▶ **MATERIAL**:
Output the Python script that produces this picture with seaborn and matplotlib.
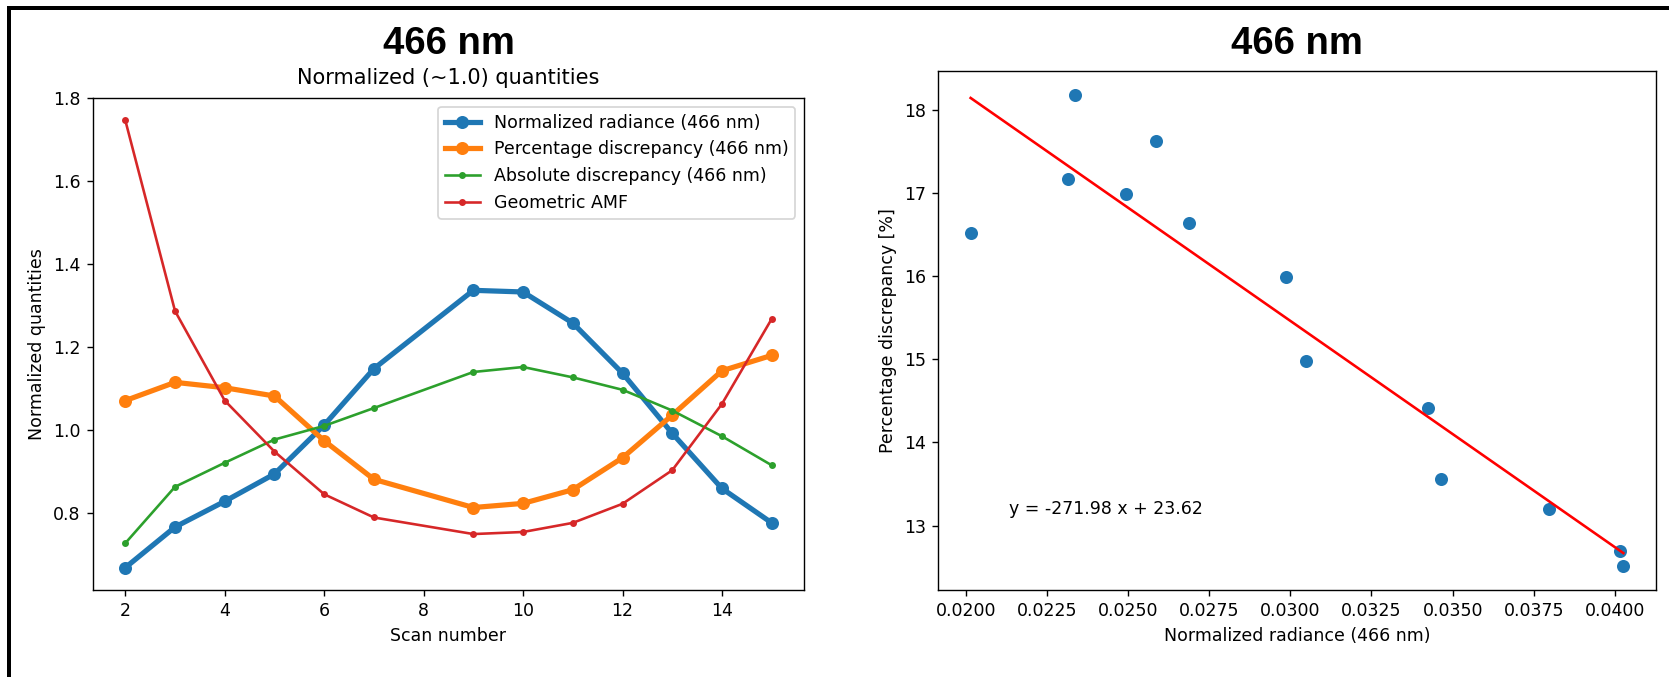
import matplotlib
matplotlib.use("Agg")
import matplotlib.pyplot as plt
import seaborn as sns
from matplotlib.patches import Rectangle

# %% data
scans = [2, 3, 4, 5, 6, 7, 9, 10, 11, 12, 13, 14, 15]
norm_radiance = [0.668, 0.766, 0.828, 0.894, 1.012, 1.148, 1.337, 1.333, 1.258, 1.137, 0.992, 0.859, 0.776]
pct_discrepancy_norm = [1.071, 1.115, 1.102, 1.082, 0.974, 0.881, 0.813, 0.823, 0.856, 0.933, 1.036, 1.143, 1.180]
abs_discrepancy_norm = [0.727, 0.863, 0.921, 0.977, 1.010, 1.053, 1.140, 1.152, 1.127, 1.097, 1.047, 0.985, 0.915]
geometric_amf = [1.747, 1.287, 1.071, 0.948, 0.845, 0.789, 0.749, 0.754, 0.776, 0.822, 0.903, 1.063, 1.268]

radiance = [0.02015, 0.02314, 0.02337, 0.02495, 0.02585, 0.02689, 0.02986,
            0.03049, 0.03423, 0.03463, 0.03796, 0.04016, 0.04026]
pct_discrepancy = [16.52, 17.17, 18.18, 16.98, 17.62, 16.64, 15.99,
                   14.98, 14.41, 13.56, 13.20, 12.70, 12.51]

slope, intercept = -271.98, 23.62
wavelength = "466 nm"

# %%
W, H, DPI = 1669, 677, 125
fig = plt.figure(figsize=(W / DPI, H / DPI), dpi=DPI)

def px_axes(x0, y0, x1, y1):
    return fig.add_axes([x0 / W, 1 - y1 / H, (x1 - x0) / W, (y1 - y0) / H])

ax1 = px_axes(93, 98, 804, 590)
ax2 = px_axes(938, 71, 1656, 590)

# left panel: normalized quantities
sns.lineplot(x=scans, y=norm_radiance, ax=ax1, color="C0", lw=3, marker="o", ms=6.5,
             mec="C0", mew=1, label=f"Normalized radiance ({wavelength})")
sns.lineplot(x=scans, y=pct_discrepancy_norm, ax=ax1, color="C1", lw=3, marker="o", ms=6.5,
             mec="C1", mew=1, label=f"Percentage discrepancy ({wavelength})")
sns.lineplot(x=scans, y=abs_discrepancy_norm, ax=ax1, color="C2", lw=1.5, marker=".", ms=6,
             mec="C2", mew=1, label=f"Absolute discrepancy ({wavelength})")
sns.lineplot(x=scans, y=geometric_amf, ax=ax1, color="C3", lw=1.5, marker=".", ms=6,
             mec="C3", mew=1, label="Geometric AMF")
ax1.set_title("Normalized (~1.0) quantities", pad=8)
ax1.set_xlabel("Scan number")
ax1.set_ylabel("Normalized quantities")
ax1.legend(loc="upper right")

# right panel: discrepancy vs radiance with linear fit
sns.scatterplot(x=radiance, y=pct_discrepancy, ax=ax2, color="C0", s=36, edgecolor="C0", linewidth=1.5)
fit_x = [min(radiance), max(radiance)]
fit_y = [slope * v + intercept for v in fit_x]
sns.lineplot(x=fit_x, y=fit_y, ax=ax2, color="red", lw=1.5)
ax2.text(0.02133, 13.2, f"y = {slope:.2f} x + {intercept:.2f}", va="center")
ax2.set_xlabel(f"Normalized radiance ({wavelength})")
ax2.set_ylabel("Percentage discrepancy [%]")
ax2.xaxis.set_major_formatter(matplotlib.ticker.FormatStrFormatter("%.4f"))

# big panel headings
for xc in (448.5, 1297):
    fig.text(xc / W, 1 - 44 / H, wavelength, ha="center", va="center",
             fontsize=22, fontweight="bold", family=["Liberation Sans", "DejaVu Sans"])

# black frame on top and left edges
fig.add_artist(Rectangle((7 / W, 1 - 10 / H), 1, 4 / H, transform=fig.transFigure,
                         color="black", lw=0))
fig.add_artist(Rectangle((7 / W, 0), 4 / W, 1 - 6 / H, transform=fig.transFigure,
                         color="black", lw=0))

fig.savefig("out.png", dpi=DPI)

▶ **TASK DESCRIPTION**:
Leave out the pictures and restate, word for word, the lines from the top of the data through the line containing "from matplotlib.patches import Rectangle", both included.

▶ **FULL OUTPUT**:
Output the Python script that produces this picture with seaborn and matplotlib.
import matplotlib
matplotlib.use("Agg")
import matplotlib.pyplot as plt
import seaborn as sns
from matplotlib.patches import Rectangle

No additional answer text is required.